9/107. Zarar vermek, inkarcılığı uygulamak, inananların arasını açmak ve önceden ALLAH ve elçisiyle savaşmış olanlara bir gözetleme yeri hazırlamak için mescid kullananlar da var. "Amacımız sadece iyiliktir," diye yemin ederler. ALLAH onların yalancılığına tanıktır.
24/50. Kalplerinde bir hastalık mı var? Kuşku mu duyuyorlar? ALLAH'ın ve elçisinin kendilerine haksızlık yapacağından mı korkmaktadırlar? Aslında onlar zalimlerdir.
24/51. Aralarında hüküm vermek üzere, ALLAH'a ve elçisine çağrıldıkları zaman inananlar yalnızca şunu söylerler: "İşittik ve uyduk." Kazananlar işte bunlardır.
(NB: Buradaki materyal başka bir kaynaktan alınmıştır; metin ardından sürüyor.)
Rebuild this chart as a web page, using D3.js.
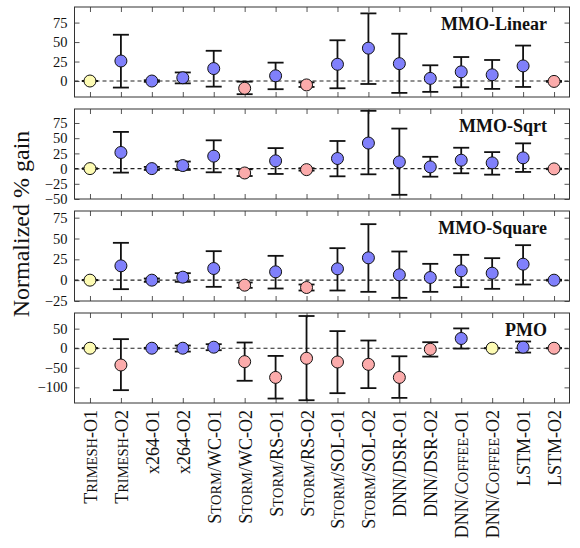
<!DOCTYPE html>
<html><head><meta charset="utf-8">
<script src="https://cdn.jsdelivr.net/npm/d3@7/dist/d3.min.js"></script>
<style>
body{margin:0;background:#fff;}
svg text{font-family:"Liberation Serif","DejaVu Serif",serif;}
</style></head>
<body><svg id="c" width="580" height="548"></svg>
<script>
const categories = ["Trimesh-O1","Trimesh-O2","x264-O1","x264-O2","Storm/WC-O1","Storm/WC-O2","Storm/RS-O1","Storm/RS-O2","Storm/SOL-O1","Storm/SOL-O2","DNN/DSR-O1","DNN/DSR-O2","DNN/Coffee-O1","DNN/Coffee-O2","LSTM-O1","LSTM-O2"];
const panelTitles = ["MMO-Linear","MMO-Sqrt","MMO-Square","PMO"];

const linearMean = [0, 25.7, 0, 4.2, 16, -9.3, 6.7, -5, 21.5, 42.2, 22.3, 3.4, 11.8, 8, 19.4, -0.5];
const linearLow  = [0, -8.4, -1, -3, -7.2, -16.9, -10.5, -7.6, -9.3, -3.8, -15.2, -13.9, -8, -10.1, -7.6, -1];
const linearHigh = [0, 59.4, 1, 11, 38.8, -0.8, 23.6, -1.7, 52.3, 86.8, 60.7, 20.2, 30.8, 27, 45.5, 0];
const linearColor = ["y","b","b","b","b","p","b","p","b","b","b","b","b","b","b","p"];

const sqrtMean = [0, 26.5, 0, 5, 20.5, -7.2, 12.7, -1.7, 16.6, 42, 11, 2.8, 13.8, 9.4, 17.7, -0.5];
const sqrtLow  = [0, -6.6, -2.2, -2.2, -6.1, -12.2, -8.8, -3.3, -12.7, -9.4, -43.1, -13.3, -7.7, -10, -5.5, -1];
const sqrtHigh = [0, 60.3, 2.8, 11.6, 46.5, -1.1, 33.7, 0.6, 45.4, 95, 65.8, 19.4, 34.3, 27.1, 41.5, 0];
const sqrtColor = ["y","b","b","b","b","p","b","p","b","b","b","b","b","b","b","p"];

const squareMean = [0, 17.2, 0, 3.6, 14, -6, 10, -8.8, 13.6, 26.8, 6.4, 3.2, 11.2, 8.4, 19.2, 0];
const squareLow  = [0, -10.8, -2, -2, -8, -9.2, -10, -12.4, -12.4, -14, -21.2, -14, -8.4, -10.4, -5.2, -0.5];
const squareHigh = [0, 44.8, 2, 8.4, 34.8, -2.8, 29.2, -5.2, 38.4, 67.2, 34.4, 19.6, 30.4, 26.4, 42, 0.5];
const squareColor = ["y","b","b","b","b","p","b","p","b","b","b","b","b","b","b","b"];

const pmoMean = [0, -42.9, 0, 0, 2.6, -34.3, -74.6, -25.7, -35.2, -41.2, -74.6, -2.6, 24.9, 0, 2.6, 0];
const pmoLow  = [0, -107.2, -1, -8.6, -5.1, -83.2, -128.6, -132.9, -114.9, -102, -126.9, -21.4, -0.9, 0, -11.1, 0];
const pmoHigh = [0, 23.2, 1, 6.9, 10.3, 14.6, -19.7, 82.3, 43.7, 19.7, -20.6, 15.4, 50.6, 0, 17.2, 0];
const pmoColor = ["y","p","b","b","b","p","p","p","p","p","p","p","b","y","b","p"];

const linearTicks = [0,25,50,75];
const sqrtTicks = [-50,-25,0,25,50,75];
const squareTicks = [-25,0,25,50,75];
const pmoTicks = [-100,-50,0,50];

const linearDomain = [-20.5, 95];
const sqrtDomain = [-50, 98];
const squareDomain = [-25, 83];
const pmoDomain = [-140, 90];

const yLabel = "Normalized % gain";

const panels = [
  {title: panelTitles[0], mean: linearMean, lo: linearLow, hi: linearHigh, col: linearColor, ticks: linearTicks, dom: linearDomain},
  {title: panelTitles[1], mean: sqrtMean, lo: sqrtLow, hi: sqrtHigh, col: sqrtColor, ticks: sqrtTicks, dom: sqrtDomain},
  {title: panelTitles[2], mean: squareMean, lo: squareLow, hi: squareHigh, col: squareColor, ticks: squareTicks, dom: squareDomain},
  {title: panelTitles[3], mean: pmoMean, lo: pmoLow, hi: pmoHigh, col: pmoColor, ticks: pmoTicks, dom: pmoDomain}
];
const fills = {b: "#8080fb", p: "#fbabab", y: "#fdfbb3"};

const svg = d3.select("#c");
const left = 74.5, right = 569.5, ph = 90;
const tops = [7, 109, 211, 313];
const x = d3.scalePoint().domain(categories).range([left, right]).padding(0.5);
const fmt = v => (v < 0 ? "\u2212" + Math.abs(v) : String(v));

panels.forEach((p, pi) => {
  const top = tops[pi];
  const y = d3.scaleLinear().domain(p.dom).range([top + ph, top]);
  const g = svg.append("g");
  const ya = g.append("g").attr("transform", `translate(${left},0)`)
    .call(d3.axisLeft(y).tickValues(p.ticks).tickSize(-5).tickPadding(7).tickFormat(fmt));
  ya.select(".domain").remove();
  ya.selectAll("line").attr("stroke", "#555");
  ya.selectAll("text").attr("font-size", 14.5).attr("fill", "#111").attr("font-family", "Liberation Serif");
  const yr = g.append("g").attr("transform", `translate(${right},0)`)
    .call(d3.axisRight(y).tickValues(p.ticks).tickSize(-5).tickFormat(""));
  yr.select(".domain").remove();
  yr.selectAll("line").attr("stroke", "#555");
  const xb = g.append("g").attr("transform", `translate(0,${top + ph})`)
    .call(d3.axisBottom(x).tickSize(-5).tickFormat(""));
  xb.select(".domain").remove();
  xb.selectAll("line").attr("stroke", "#555");
  const xt = g.append("g").attr("transform", `translate(0,${top})`)
    .call(d3.axisTop(x).tickSize(-5).tickFormat(""));
  xt.select(".domain").remove();
  xt.selectAll("line").attr("stroke", "#555");
  g.append("line").attr("x1", left).attr("x2", right).attr("y1", y(0)).attr("y2", y(0))
    .attr("stroke", "#222").attr("stroke-width", 1.1).attr("stroke-dasharray", "4,3");
  const eb = g.append("g").selectAll("g").data(categories).join("g");
  eb.append("line").attr("x1", d => x(d)).attr("x2", d => x(d))
    .attr("y1", (d, i) => y(p.lo[i])).attr("y2", (d, i) => y(p.hi[i]))
    .attr("stroke", "#111").attr("stroke-width", 1.8);
  eb.append("line").attr("x1", d => x(d) - 8).attr("x2", d => x(d) + 8)
    .attr("y1", (d, i) => y(p.lo[i])).attr("y2", (d, i) => y(p.lo[i]))
    .attr("stroke", "#111").attr("stroke-width", 1.8);
  eb.append("line").attr("x1", d => x(d) - 8).attr("x2", d => x(d) + 8)
    .attr("y1", (d, i) => y(p.hi[i])).attr("y2", (d, i) => y(p.hi[i]))
    .attr("stroke", "#111").attr("stroke-width", 1.8);
  eb.append("circle").attr("cx", d => x(d)).attr("cy", (d, i) => y(p.mean[i])).attr("r", 6)
    .attr("fill", (d, i) => fills[p.col[i]]).attr("stroke", "#111").attr("stroke-width", 1);
  g.append("rect").attr("x", left).attr("y", top).attr("width", right - left).attr("height", ph)
    .attr("fill", "none").attr("stroke", "#333").attr("stroke-width", 1);
  g.append("text").attr("x", 547).attr("y", top + 23).attr("text-anchor", "end")
    .attr("font-weight", "bold").attr("font-size", 18).attr("fill", "#111").text(p.title);
});

// x labels with manual small caps
const scWords = ["Trimesh", "Storm", "Coffee"];
categories.forEach(c => {
  const t = svg.append("text")
    .attr("transform", `translate(${x(c) + 7},410) rotate(-90)`)
    .attr("text-anchor", "end").attr("font-size", 18).attr("fill", "#111");
  const parts = c.split(/(Trimesh|Storm|Coffee)/).filter(s => s.length);
  parts.forEach(s => {
    if (scWords.includes(s)) {
      t.append("tspan").text(s[0]);
      t.append("tspan").attr("font-size", 14.5).text(s.slice(1).toUpperCase());
    } else {
      t.append("tspan").text(s);
    }
  });
});

svg.append("text").attr("transform", "translate(29,224) rotate(-90)")
  .attr("text-anchor", "middle").attr("font-size", 24).attr("fill", "#111").text(yLabel);
</script></body></html>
33/22. İnananlar, partileri (saldırıya hazır) görünce, "İşte bu, ALLAH'ın ve elçisinin bize söz verdiğidir. ALLAH ve elçisi doğru söylemiştir," dediler. Bu (tehlikeli durum), onların ancak inançlarını ve teslimiyetlerini güçlendirdi.
33/36. ALLAH ve elçisi bir işte hüküm verdiği zaman, hiçbir inanan erkek ve kadın o işte seçim hakkına sahip değildir. Kim ALLAH'a ve elçisine isyan ederse açık bir biçimde sapmış olur.
33/56. ALLAH ve melekleri peygamberi desteklemektedir. Ey inananlar siz de onu destekleyin, gereken saygı ve itaati gösterin.*[13]
[13]* 33:56 Bu ayet, anlamı kaydırılarak suistimal edilen ayetlerden biridir. "Desteklemek" olarak çevirdiğimiz kelime 33:43 ve 9:99,103 ayetlerinde de geçmektedir. Bu üç ayeti birlikte incelediğinizde, sözkonusu kelimeyle nasıl oynandığını göreceksiniz. Bu ayetin anlamını kaydıran dinadamları, Müslümanları, sürekli olarak Allah'ı anıp yüceltmek yerine Muhammed'i anıp yüceltmeye sevketti (33:41-42). Ayrıca bak 2:157.